All right, so in review, pain is complex and it’s multifactorial. The timing injury itself, the type of pain you as a human being is very important. We gotta take a zoom out and look at other factors such as your sleep, nutrition, stress. Those are gonna play an important role in this process. 

Some guiding principles to help you:

One is protect or expose. Am I in this protection mode right now? It might be early in my injury or surgery. Or maybe it’s later and I need to be more in this, exposing it to stress the traffic light of the green, yellow, and red, where zero to three, four to five, and six to 10. And this allows you to know it’s okay to proceed with the low to moderate, but making sure we stay away from a high, high level of pain.

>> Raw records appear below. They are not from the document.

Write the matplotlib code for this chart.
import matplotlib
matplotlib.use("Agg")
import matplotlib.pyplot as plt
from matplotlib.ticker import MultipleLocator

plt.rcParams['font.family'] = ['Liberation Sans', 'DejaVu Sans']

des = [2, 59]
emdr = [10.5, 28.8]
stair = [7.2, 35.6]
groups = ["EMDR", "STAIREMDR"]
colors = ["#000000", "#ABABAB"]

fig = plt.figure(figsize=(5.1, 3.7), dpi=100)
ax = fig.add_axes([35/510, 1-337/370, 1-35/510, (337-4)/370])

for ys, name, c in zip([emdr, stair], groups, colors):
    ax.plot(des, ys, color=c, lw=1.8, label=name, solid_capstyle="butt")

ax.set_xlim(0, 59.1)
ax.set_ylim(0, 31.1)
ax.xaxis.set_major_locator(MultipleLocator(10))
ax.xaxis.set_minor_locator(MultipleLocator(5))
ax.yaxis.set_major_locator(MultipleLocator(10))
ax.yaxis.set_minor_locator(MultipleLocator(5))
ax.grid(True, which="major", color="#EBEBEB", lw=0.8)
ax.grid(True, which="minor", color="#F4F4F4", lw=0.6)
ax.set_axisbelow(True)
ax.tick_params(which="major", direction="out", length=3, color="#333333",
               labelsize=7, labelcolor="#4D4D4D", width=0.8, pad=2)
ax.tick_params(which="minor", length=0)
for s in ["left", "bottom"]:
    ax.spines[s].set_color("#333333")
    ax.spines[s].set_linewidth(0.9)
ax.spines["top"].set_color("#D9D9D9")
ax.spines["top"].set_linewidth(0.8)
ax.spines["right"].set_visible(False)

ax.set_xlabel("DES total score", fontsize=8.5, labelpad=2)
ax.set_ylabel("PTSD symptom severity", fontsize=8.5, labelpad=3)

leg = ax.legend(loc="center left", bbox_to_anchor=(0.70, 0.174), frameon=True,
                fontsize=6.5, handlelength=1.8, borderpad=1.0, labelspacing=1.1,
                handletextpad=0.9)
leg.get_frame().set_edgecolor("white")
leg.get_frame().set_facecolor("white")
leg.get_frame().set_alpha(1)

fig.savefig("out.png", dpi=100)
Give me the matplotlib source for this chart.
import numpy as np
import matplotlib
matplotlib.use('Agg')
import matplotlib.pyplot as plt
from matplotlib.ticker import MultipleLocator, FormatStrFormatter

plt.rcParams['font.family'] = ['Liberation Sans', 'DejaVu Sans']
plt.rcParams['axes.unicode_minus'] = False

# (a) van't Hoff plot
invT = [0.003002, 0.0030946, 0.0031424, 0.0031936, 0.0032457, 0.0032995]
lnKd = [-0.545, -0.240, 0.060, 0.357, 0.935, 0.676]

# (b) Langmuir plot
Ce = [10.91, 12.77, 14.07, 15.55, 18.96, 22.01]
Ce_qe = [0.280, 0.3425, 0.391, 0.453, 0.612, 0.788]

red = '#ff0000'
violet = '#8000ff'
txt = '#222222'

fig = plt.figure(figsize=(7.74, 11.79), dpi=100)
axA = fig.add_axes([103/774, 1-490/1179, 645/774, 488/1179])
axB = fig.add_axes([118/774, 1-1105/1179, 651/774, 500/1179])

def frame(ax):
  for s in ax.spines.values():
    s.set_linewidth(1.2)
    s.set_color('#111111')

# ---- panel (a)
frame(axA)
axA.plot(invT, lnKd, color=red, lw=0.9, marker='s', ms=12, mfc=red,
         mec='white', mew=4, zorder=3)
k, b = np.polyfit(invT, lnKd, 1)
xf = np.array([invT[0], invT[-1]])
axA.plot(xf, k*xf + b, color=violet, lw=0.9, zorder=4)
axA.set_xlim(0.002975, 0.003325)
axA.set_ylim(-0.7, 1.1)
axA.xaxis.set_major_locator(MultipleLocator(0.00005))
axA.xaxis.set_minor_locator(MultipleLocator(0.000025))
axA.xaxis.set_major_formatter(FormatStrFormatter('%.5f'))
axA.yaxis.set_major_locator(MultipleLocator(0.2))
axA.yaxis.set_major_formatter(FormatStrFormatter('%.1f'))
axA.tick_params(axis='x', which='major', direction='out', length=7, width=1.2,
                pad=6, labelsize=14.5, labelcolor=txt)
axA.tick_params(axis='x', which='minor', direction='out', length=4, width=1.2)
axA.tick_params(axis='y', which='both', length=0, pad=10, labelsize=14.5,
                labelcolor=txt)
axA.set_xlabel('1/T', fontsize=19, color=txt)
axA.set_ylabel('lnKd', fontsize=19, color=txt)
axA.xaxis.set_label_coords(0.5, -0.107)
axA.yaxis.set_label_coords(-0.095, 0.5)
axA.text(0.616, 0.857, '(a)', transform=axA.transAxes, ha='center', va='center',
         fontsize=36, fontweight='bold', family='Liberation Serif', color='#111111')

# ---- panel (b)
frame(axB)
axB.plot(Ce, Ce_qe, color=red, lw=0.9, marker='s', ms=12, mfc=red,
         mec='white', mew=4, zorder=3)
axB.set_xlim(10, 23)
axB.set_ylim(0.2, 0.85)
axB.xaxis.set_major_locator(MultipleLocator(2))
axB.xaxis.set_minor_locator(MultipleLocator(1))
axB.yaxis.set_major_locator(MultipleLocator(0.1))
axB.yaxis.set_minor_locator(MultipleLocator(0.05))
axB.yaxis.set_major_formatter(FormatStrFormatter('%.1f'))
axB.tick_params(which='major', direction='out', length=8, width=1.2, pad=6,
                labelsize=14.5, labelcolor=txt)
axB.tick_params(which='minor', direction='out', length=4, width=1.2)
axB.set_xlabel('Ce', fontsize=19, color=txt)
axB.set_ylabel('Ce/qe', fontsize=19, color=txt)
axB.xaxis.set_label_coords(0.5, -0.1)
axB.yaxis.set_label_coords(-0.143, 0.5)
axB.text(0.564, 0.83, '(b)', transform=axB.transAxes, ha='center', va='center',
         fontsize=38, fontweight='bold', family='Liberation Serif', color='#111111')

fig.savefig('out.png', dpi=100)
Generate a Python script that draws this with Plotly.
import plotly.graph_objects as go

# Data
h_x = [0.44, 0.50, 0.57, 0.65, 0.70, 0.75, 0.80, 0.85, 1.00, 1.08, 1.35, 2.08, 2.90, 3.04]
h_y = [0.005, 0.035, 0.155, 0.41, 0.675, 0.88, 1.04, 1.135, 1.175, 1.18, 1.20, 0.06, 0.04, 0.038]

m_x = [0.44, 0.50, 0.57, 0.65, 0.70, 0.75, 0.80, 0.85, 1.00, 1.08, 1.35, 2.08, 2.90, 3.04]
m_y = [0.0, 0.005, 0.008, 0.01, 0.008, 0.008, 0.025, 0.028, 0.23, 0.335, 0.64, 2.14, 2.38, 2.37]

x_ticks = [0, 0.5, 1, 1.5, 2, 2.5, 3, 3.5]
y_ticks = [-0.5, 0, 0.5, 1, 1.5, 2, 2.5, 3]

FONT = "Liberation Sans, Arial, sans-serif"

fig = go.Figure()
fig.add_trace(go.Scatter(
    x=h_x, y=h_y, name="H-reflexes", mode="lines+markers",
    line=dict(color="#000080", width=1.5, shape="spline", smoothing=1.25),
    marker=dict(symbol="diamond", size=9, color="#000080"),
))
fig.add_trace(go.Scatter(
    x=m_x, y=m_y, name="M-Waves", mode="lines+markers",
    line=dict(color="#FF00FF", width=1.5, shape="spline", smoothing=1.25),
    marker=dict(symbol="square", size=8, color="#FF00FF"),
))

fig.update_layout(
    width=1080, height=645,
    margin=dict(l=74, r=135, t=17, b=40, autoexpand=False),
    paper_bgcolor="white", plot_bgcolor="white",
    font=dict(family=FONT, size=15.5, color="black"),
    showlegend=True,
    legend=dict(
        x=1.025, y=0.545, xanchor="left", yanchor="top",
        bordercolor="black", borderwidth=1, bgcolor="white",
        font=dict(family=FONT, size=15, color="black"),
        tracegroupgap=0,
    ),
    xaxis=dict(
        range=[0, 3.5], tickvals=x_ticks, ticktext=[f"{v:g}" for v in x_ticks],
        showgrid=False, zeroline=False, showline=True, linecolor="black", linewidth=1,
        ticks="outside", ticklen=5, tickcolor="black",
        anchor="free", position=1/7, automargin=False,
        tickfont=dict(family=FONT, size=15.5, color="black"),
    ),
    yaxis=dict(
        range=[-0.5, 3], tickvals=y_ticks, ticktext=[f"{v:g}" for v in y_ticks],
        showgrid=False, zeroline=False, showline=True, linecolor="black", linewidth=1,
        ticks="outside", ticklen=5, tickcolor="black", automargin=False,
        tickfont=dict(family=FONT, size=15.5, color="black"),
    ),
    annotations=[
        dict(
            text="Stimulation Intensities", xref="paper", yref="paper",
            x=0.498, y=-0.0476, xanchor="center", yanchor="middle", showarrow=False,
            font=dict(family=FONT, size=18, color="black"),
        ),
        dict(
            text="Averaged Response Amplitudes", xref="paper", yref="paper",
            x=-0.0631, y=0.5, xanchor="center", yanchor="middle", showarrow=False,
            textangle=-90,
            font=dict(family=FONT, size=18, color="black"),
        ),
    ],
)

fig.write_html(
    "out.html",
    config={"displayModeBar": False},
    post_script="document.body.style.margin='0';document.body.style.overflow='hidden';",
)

And then using that 24 hour feedback loop. How is my pain feeling the next day? Is it better? Is it the same or is it worse? If it’s worse, then we need to adjust something. If it’s the same, it can be okay to proceed. And if it’s lower, then that’s good. You just have to be mindful about the pattern and not just these one day, one off things, but the pattern is what’s most important.

We talked about some questions to ask yourself to see is it getting better? Is it something that could be related to nutrition or stress or sleep? Is it something that’s getting worse? So if you ask yourself these questions, you might be able to know if you need to adjust or just to keep proceeding forward.

And then we talked about times when it might not be okay to push into that pain, whether that’s a strain or a highly sensitive injury or pain or fractures. So with all of this said, consult your medical professional, especially if things are getting worse. This is not something to play around with. And as someone who has experienced a lot of injuries specifically ACL related stuff, and then also working with a lot of people with this, you just want to make sure that you have something in case this type of stuff comes up, because it will and it will help so, so much to navigate this process and my athletes know these principles because it’s important. It’s important for our communication. It’s also important that way they don’t always need to contact me and if there is an injury, let’s say later down the road, or they’re dealing with pain, they have some principles that guide them and they, maybe it’s not for their knee anymore and it’s for some back issue they’re having, or maybe they’re dealing with some shoulder pain. They can try and navigate the process with themselves initially, and if it’s not getting them to where they want to be, then they can always reach out. But it’s just something that can be very helpful with all of this. 

All right, guys. That’s it for this episode. I’m excited to talk about this and I think it’s something every one of you are dealing with, so make sure that you go back and listen to it, understand what’s going on, and please always reach out if you have any questions. I’m really excited about part two, where we’re gonna talk about some strategies that you’re gonna be able to take with you to be able to work around pain.

And then I’ll also bring in some examples with one of my ACL athletes. So that would be really cool, and hopefully that’ll be something practical that you can take away and use to navigate your own process. So thank you all. Wow, 23, almost 24 minutes later. What are you doing, Ravi? Thank you guys all so much for listening. This is your host, Ravi Patel, signing off.